Di Purwosari, Solo, dekat rumah ibu saya, ada apotik yang menggunakan nama : “Kondang Waras” (terkenal sembuh). Sedang di Laweyan ada apotik yang namanya “Enggal Senggang” (cepat sembuh). Di lokasi lain ada juga apotik dengan nama “Sido Mulyo” (jadi sehat). Dari namanya saja jelas pengusaha berusaha mencari nama yang kuat relevansinya dengan kegiatan obat-mengobati. Dari ketiga nama tersebut nampaknya yang paling efektif adalah “Enggal Senggang”, karena siapa yang membeli obat disana, sesuai namanya, dijamin cepat sembuh. Di Solo, hotel-hotel modern memilih nama seperti Solo Inn, Mangkunegaran Palce, Kusuma Sahid Prince. Sedang penginapn trdisional, namun sering tingkat huniannya diatas 100 persen, lebih sreg menggunakan nama seperti penginapan Adem Ayem, Losmen Tentrem, atau Losmen Mekarsasri dlsb.
Di kantor pusat BRI ada urusan yang namanya Administrsi Kredit (ADK), terjemahan dari Credit Administration. Istilah to administer menurut Webster Dictionary artinya : to manage or conduct as chief agent or directing and controlling official; to direct or superintend the execution of .........etc. Dari definisi diatas jelas nampak bahwa administration bukan hanya sekedar kegiatan catat mencatat, tetapi merupakan fungsi aktif karena mengandung unsur menggerakkan atau mengarahkan (direct) dan mengawasi pelaksanaan (superintend the execution of). Fungsi administrasi kredit di BRI diatur dalam Credit Policies and Procedures (CPP) memang telah didesain agar semua pejabat yang terlibat di bidang perkreditan berperan aktif, mulai sejak inisiasi, realisasi, pemantauan sampai saat kredit menjadi bermasalah.
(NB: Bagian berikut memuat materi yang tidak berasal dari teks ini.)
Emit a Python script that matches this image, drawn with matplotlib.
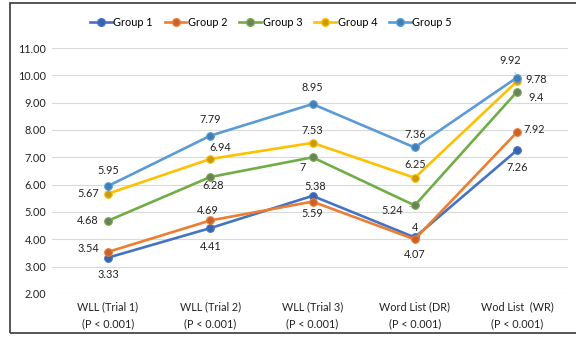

Didalam pelaksanaannya memang belum semulus sebagaimana yang kita harapkan semua. Bagian ADK di Kantor Wilayah dan Kantor Cabang sering hanya bergelut dengan laporan portofolio yang bersifat statistik. Padahal seharusnya dapat lebih banyak memberikan informasi dan analisa kepada manajemen. CPP memang konsep baru sehingga perlu waktui untuk betul-betul menghayatinya. Beberapa filosofi dan pendekatannya banyak yang masih merupakan “keju” yang sulit dicerna oleh perut rakyat BRI. Dengan training dan perubahan budaya kerja, diharapkan kekurangan-kekurangan dapat diperbaiki.
Namun barangkali faktor nama juga berperan disini. Istilah “administrasi” untuk telinga Melayu mempunyai konotasi sekedar catat-mencatat, pasif, menunggu dan kurang keren. Kiranya perlu difikirkan nama lain yang lebih memberi kesan dinamis, proaktif dan rasa bangga bagi petugas-petugasnya.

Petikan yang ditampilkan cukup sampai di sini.